È necessario però che “le Scritture si adempiano”, perciò nulla potrà evitare la distruzione, preludio alla nuova Restaurazione. L’Ordine, se viene turbato, deve riequilibrarsi mediante il Sacrificio. Ciò è tanto più vero se inteso nel suo senso Globale e Cosmico. Non vi è rinascita che non sia preceduta da espiazione. Qui si metterà alla prova l’anima di ciascuno di noi. Sapere di non poter mutare le sorti del presente mondo deve scuotere ancora di più le nostre menti sepolte da un sonno antico. Ogni azione che dovrà generare Bellezza e Giustizia godrà proprio dell’essere piccola, talvolta agita nell’ombra della clandestinità o addirittura in una dimensione quasi catacombale. Non sono le stanze del potere, le redazioni delle televisioni, i palcoscenici dei grandi festival a cui rivolgere i nostri sguardi. Di quello non resterà nemmeno una pietra o una vite. La cultura e l’arte, per troppo tempo calpestate, saranno la linfa quotidiana per ogni altra azione; partire dalla profonda e umile valle sapendo che non sarà solo con le nostre povere forze che raggiungeremo la vetta. Tutto questo concorrerà alla nostra purificazione. Le piccole sale di quartiere, o le soffitte come cenacoli di artisti e intellettuali “eversivi”, le pubblicazioni fatte circolare al riparo da luci indiscrete; ma anche teatro e opere cinematografiche. E ancora la scuola, recuperata al suo originario compito iniziatico; la dignità del lavoro, lo scambio comunitario come segno di reciproca appartenenza. Una piccola società interna alla grande società che provvidenzialmente si dissolverà con enfasi e clamore non potendo tradire le fondamenta di apparenza e falsa maestosità su cui si poggiava.

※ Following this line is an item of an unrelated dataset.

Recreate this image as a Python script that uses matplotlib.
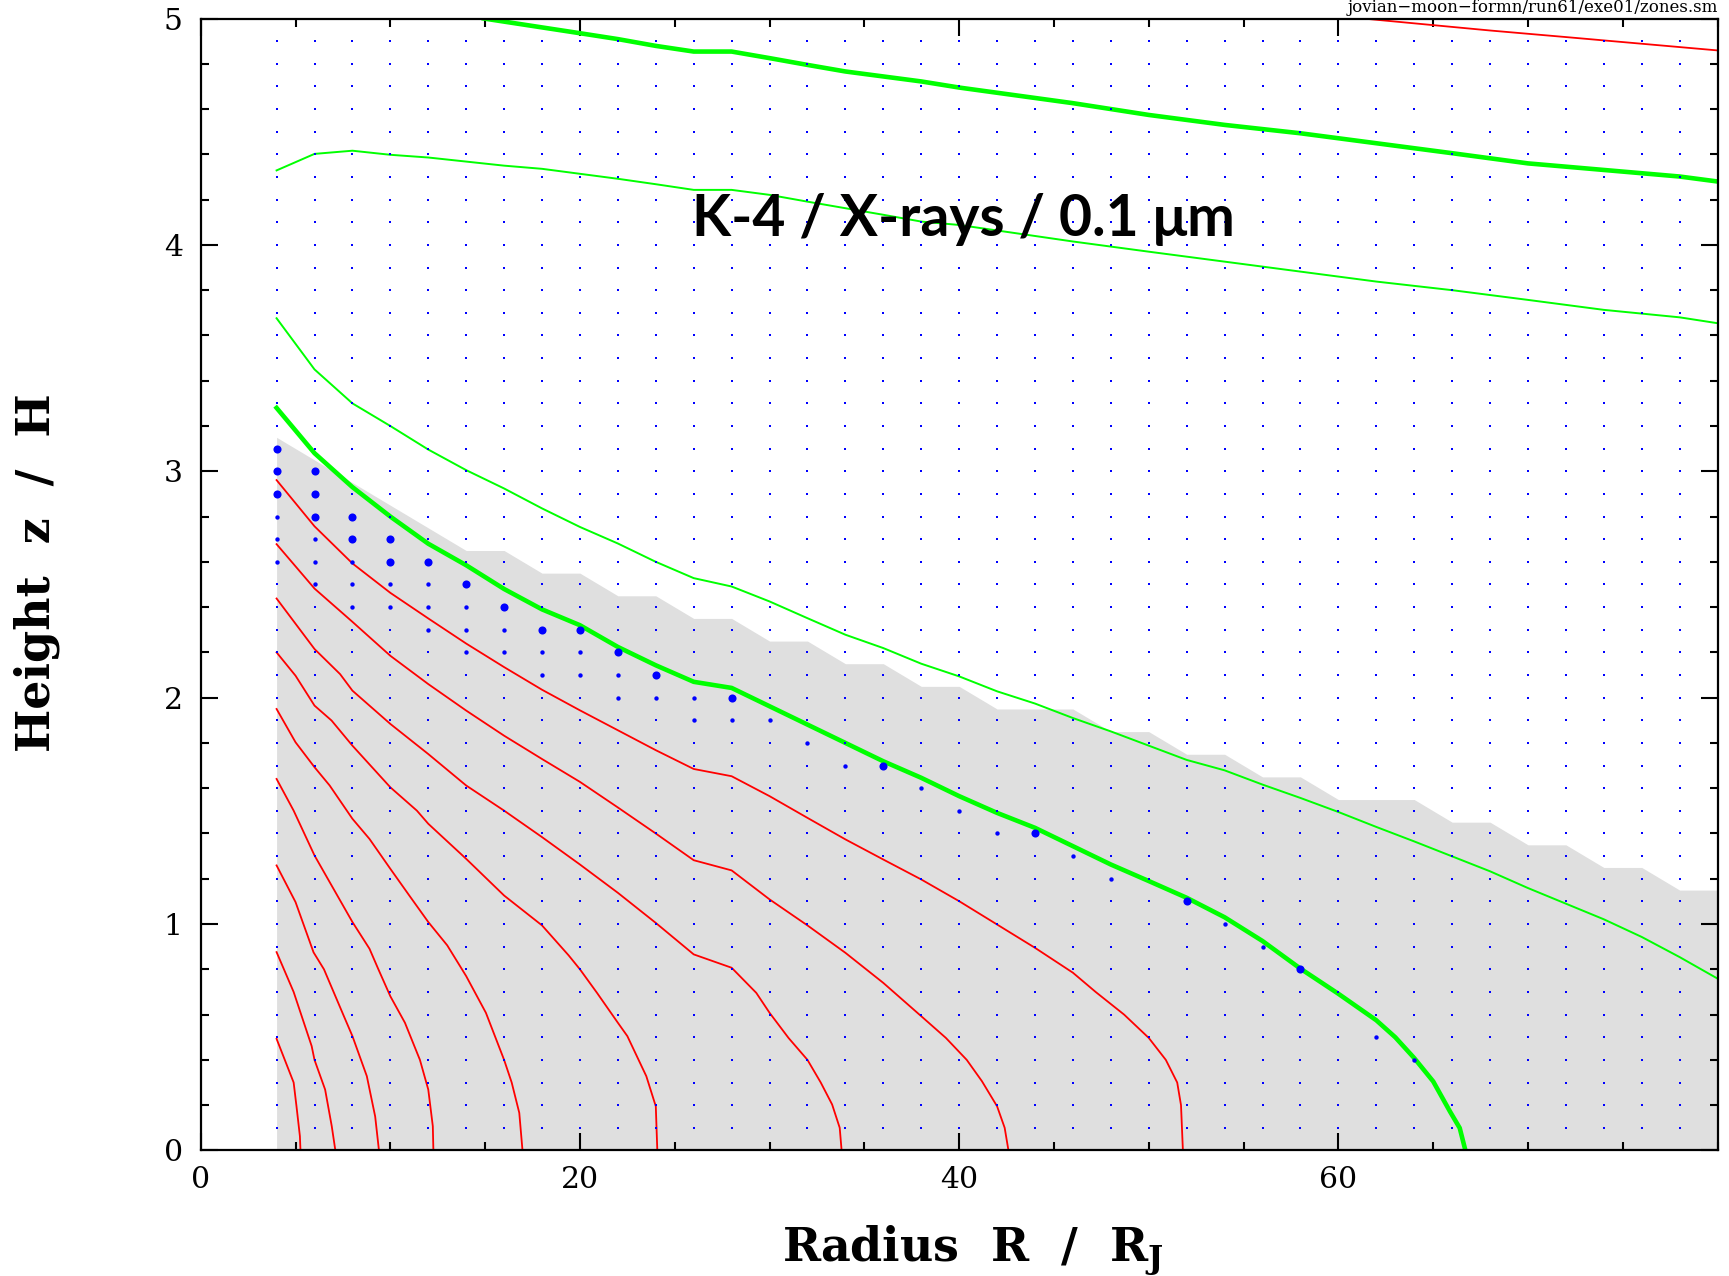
import numpy as np
import matplotlib.pyplot as plt
from matplotlib.ticker import MultipleLocator, FixedLocator

plt.rcParams['mathtext.fontset'] = 'dejavuserif'

# grid of zones (small dots)
grid_r = [4, 6, 8, 10, 12, 14, 16, 18, 20, 22, 24, 26, 28, 30, 32, 34, 36, 38, 40,
          42, 44, 46, 48, 50, 52, 54, 56, 58, 60, 62, 64, 66, 68, 70, 72, 74, 76, 78]
grid_z = [0.1, 0.2, 0.3, 0.4, 0.5, 0.6, 0.7, 0.8, 0.9, 1.0, 1.1, 1.2, 1.3, 1.4, 1.5,
          1.6, 1.7, 1.8, 1.9, 2.0, 2.1, 2.2, 2.3, 2.4, 2.5, 2.6, 2.7, 2.8, 2.9, 3.0,
          3.1, 3.2, 3.3, 3.4, 3.5, 3.6, 3.7, 3.8, 3.9, 4.0, 4.1, 4.2, 4.3, 4.4, 4.5,
          4.6, 4.7, 4.8, 4.9]

# medium dots
mid_r = [4, 4, 4, 6, 6, 6, 8, 8, 8, 10, 10, 12, 12, 12, 14, 14, 14, 16, 16, 18, 18,
         20, 20, 22, 22, 24, 26, 26, 28, 30, 32, 34, 38, 40, 42, 46, 48, 54, 56, 62, 64]
mid_z = [2.8, 2.7, 2.6, 2.7, 2.6, 2.5, 2.6, 2.5, 2.4, 2.5, 2.4, 2.5, 2.4, 2.3, 2.4, 2.3,
         2.2, 2.3, 2.2, 2.2, 2.1, 2.2, 2.1, 2.1, 2.0, 2.0, 2.0, 1.9, 1.9, 1.9, 1.8, 1.7,
         1.6, 1.5, 1.4, 1.3, 1.2, 1.0, 0.9, 0.5, 0.4]

# large dots
big_r = [4, 4, 4, 6, 6, 6, 8, 8, 10, 10, 12, 14, 16, 18, 20, 22, 24, 28, 36, 44, 52, 58]
big_z = [3.1, 3.0, 2.9, 3.0, 2.9, 2.8, 2.8, 2.7, 2.7, 2.6, 2.6, 2.5, 2.4, 2.3, 2.3,
         2.2, 2.1, 2.0, 1.7, 1.4, 1.1, 0.8]

# upper edge of the grey region
edge_r = [4, 6, 8, 10, 12, 14, 16, 18, 20, 22, 24, 26, 28, 30, 32, 34, 36, 38, 40,
          42, 44, 46, 48, 50, 52, 54, 56, 58, 60, 62, 64, 66, 68, 70, 72, 74, 76, 78, 80]
edge_z = [3.15, 3.05, 2.95, 2.85, 2.75, 2.65, 2.65, 2.55, 2.55, 2.45, 2.45, 2.35, 2.35,
          2.25, 2.25, 2.15, 2.15, 2.05, 2.05, 1.95, 1.95, 1.95, 1.85, 1.85, 1.75, 1.75,
          1.65, 1.65, 1.55, 1.55, 1.55, 1.45, 1.45, 1.35, 1.35, 1.25, 1.25, 1.15, 1.15]

# red contours
red1_r = [4, 4.9, 5.05, 5.23, 5.26]
red1_z = [0.493, 0.30, 0.195, 0.063, 0.0]
red2_r = [4, 4.9, 5.85, 6.0, 6.56, 6.91, 7.1]
red2_z = [0.876, 0.70, 0.461, 0.40, 0.269, 0.107, 0.0]
red3_r = [4, 5.0, 5.95, 6.5, 7.55, 8.0, 8.76, 9.2, 9.4]
red3_z = [1.259, 1.097, 0.875, 0.80, 0.593, 0.505, 0.328, 0.15, 0.0]
red4_r = [4, 4.9, 6.0, 6.7, 8.0, 8.9, 9.37, 10.0, 10.77, 11.56, 12.0, 12.24, 12.27]
red4_z = [1.641, 1.501, 1.303, 1.2, 1.009, 0.891, 0.80, 0.681, 0.564, 0.40, 0.269,
          0.107, 0.0]
red5_r = [4, 5, 6, 6.8, 8, 8.9, 10, 11, 12, 13, 14, 15.04, 16, 16.4, 16.8, 16.97]
red5_z = [1.95, 1.803, 1.693, 1.612, 1.465, 1.376, 1.244, 1.126, 1.009, 0.906, 0.77,
          0.608, 0.40, 0.30, 0.166, 0.0]
red6_r = [4, 5, 6, 6.9, 8, 10, 11.4, 12, 14, 16, 18, 19.4, 20, 20.9, 22, 22.5, 23.5,
          24, 24.08]
red6_z = [2.2, 2.097, 1.965, 1.899, 1.788, 1.604, 1.501, 1.443, 1.288, 1.126, 0.994,
          0.862, 0.80, 0.696, 0.564, 0.505, 0.328, 0.195, 0.0]
red7_r = [4, 6, 7.35, 8, 10, 12, 14, 16, 18, 20, 22, 24, 26, 28, 29.3, 30, 31, 32, 32.7,
          33.3, 33.7, 33.8]
red7_z = [2.438, 2.215, 2.104, 2.031, 1.884, 1.751, 1.612, 1.501, 1.384, 1.263, 1.138,
          1.005, 0.866, 0.807, 0.696, 0.608, 0.497, 0.40, 0.30, 0.203, 0.10, 0.0]
red8_r = [4, 6, 8, 10, 12, 14, 16, 18, 20, 22, 24, 26, 28, 30, 32, 34, 36, 38, 39.3,
          40.4, 41.2, 42, 42.4, 42.6]
red8_z = [2.678, 2.482, 2.335, 2.185, 2.06, 1.943, 1.832, 1.729, 1.628, 1.515, 1.40,
          1.282, 1.237, 1.109, 0.994, 0.873, 0.74, 0.593, 0.497, 0.40, 0.306, 0.195,
          0.10, 0.0]
red9_r = [4, 6, 8, 10, 12, 14, 16, 18, 20, 22, 24, 26, 28, 30, 32, 34, 36, 38, 40, 42,
          44, 46, 47.2, 48.7, 50, 50.9, 51.5, 51.7, 51.8]
red9_z = [2.961, 2.757, 2.593, 2.463, 2.35, 2.239, 2.135, 2.035, 1.944, 1.856, 1.768,
          1.685, 1.653, 1.565, 1.469, 1.374, 1.285, 1.197, 1.101, 0.998, 0.895, 0.785,
          0.70, 0.60, 0.497, 0.40, 0.30, 0.20, 0.0]
red10_r = [61.3, 68, 72, 80]
red10_z = [5.0, 4.947, 4.918, 4.859]

# green contours (thick ones are the main levels)
grn1_r = [4, 6, 8, 10, 12, 14, 16, 18, 20, 22, 24, 26, 28, 30, 32, 34, 36, 38, 40, 42,
          44, 46, 48, 50, 52, 54, 56, 58, 60, 62, 63, 64, 65, 65.9, 66.4, 66.7]
grn1_z = [3.28, 3.08, 2.93, 2.80, 2.68, 2.585, 2.48, 2.39, 2.32, 2.224, 2.143, 2.07,
          2.043, 1.962, 1.881, 1.80, 1.719, 1.646, 1.565, 1.491, 1.425, 1.344, 1.263,
          1.19, 1.116, 1.03, 0.925, 0.803, 0.692, 0.575, 0.50, 0.408, 0.305, 0.17,
          0.099, 0.0]
grn2_r = [4, 6, 8, 10, 12, 14, 16, 18, 20, 22, 24, 26, 28, 30, 32, 34, 36, 38, 40, 42,
          44, 46, 48, 50, 52, 54, 56, 58, 60, 62, 64, 66, 68, 70, 72, 74, 76, 78, 80]
grn2_z = [3.676, 3.45, 3.30, 3.20, 3.096, 3.005, 2.924, 2.836, 2.754, 2.681, 2.60,
          2.528, 2.491, 2.425, 2.351, 2.278, 2.219, 2.15, 2.094, 2.028, 1.974, 1.91,
          1.851, 1.788, 1.725, 1.679, 1.616, 1.557, 1.495, 1.429, 1.365, 1.299, 1.233,
          1.159, 1.09, 1.021, 0.943, 0.854, 0.759]
grn3_r = [4, 6, 8, 10, 12, 14, 16, 18, 20, 22, 24, 26, 28, 30, 32, 34, 36, 38, 40, 46,
          50, 54, 58, 62, 66, 70, 74, 78, 80]
grn3_z = [4.329, 4.402, 4.416, 4.398, 4.386, 4.368, 4.35, 4.336, 4.314, 4.292, 4.268,
          4.243, 4.243, 4.221, 4.191, 4.162, 4.133, 4.103, 4.088, 4.015, 3.97, 3.926,
          3.882, 3.838, 3.80, 3.757, 3.713, 3.68, 3.654]
grn4_r = [14.93, 20, 22, 24, 26, 28, 30, 32, 34, 36, 38, 40, 46, 50, 54, 58, 62, 66,
          70, 74, 78, 80]
grn4_z = [5.0, 4.935, 4.909, 4.879, 4.854, 4.854, 4.825, 4.795, 4.766, 4.744, 4.722,
          4.695, 4.626, 4.574, 4.53, 4.493, 4.449, 4.405, 4.36, 4.331, 4.302, 4.28]

red_lines = [(red1_r, red1_z), (red2_r, red2_z), (red3_r, red3_z), (red4_r, red4_z),
             (red5_r, red5_z), (red6_r, red6_z), (red7_r, red7_z), (red8_r, red8_z),
             (red9_r, red9_z), (red10_r, red10_z)]
thin_green = [(grn2_r, grn2_z), (grn3_r, grn3_z)]
thick_green = [(grn1_r, grn1_z), (grn4_r, grn4_z)]

fig = plt.figure(figsize=(17.29, 12.76), dpi=100)
ax = fig.add_axes([0.1161, 0.0984, 0.8773, 0.8871])

ax.fill_between(edge_r, 0, edge_z, color='#dfdfdf', lw=0, zorder=0)

for r, z in red_lines:
    ax.plot(r, z, color='#ff0000', lw=1.3, zorder=2, solid_joinstyle='round')
for r, z in thin_green:
    ax.plot(r, z, color='#00ff00', lw=1.4, zorder=2)
for r, z in thick_green:
    ax.plot(r, z, color='#00ff00', lw=3.3, zorder=2)

R, Z = np.meshgrid(grid_r, grid_z)
ax.scatter(R.ravel(), Z.ravel(), s=2.6, marker='s', c='#0000ff', lw=0, zorder=4)
ax.scatter(mid_r, mid_z, s=10, c='#0000ff', lw=0, zorder=5)
ax.scatter(big_r, big_z, s=34, c='#0000ff', lw=0, zorder=5)

ax.set_xlim(0, 80)
ax.set_ylim(0, 5)
ax.xaxis.set_major_locator(FixedLocator([0, 20, 40, 60]))
ax.xaxis.set_minor_locator(MultipleLocator(5))
ax.yaxis.set_major_locator(MultipleLocator(1))
ax.yaxis.set_minor_locator(MultipleLocator(0.2))
ax.tick_params(which='both', direction='in', top=True, right=True, width=1.5,
               labelsize=21.5, labelfontfamily='DejaVu Serif')
ax.tick_params(which='major', length=12)
ax.tick_params(which='minor', length=5.5)
ax.tick_params(axis='x', pad=11)
ax.tick_params(axis='y', pad=13)
for s in ax.spines.values():
    s.set_linewidth(1.6)

ax.set_xlabel(r'Radius  R  /  R$_{\mathbf{J}}$', family='DejaVu Serif',
              fontweight='bold', fontsize=33, va='baseline')
ax.xaxis.set_label_coords(0.509, -0.098)
ax.set_ylabel('Height  z  /  H', family='DejaVu Serif', fontweight='bold',
              fontsize=33, va='baseline')
ax.yaxis.set_label_coords(-0.0994, 0.5105)

ax.text(40.2, 4.04, 'K-4 / X-rays / 0.1 μm', family=['Lato', 'DejaVu Sans'],
        fontweight='bold', fontsize=41, ha='center', va='baseline', zorder=6)

fig.text(1718 / 1729, 1 - 12 / 1276, 'jovian−moon−formn/run61/exe01/zones.sm',
         family='DejaVu Serif', fontsize=12, ha='right', va='baseline')

fig.savefig('out.png', dpi=100)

Nella Chiesa di Laodicèa – quella attuale – è dal popolo che spunterà il germoglio della vita futura, è dal basso dell’umile terra che deve costituirsi quel “piccolo resto” così tanto frainteso, poiché soltanto coloro che gioiranno di ogni azione e creazione, ancor più se piccola, potranno restare fedeli all’Ideale.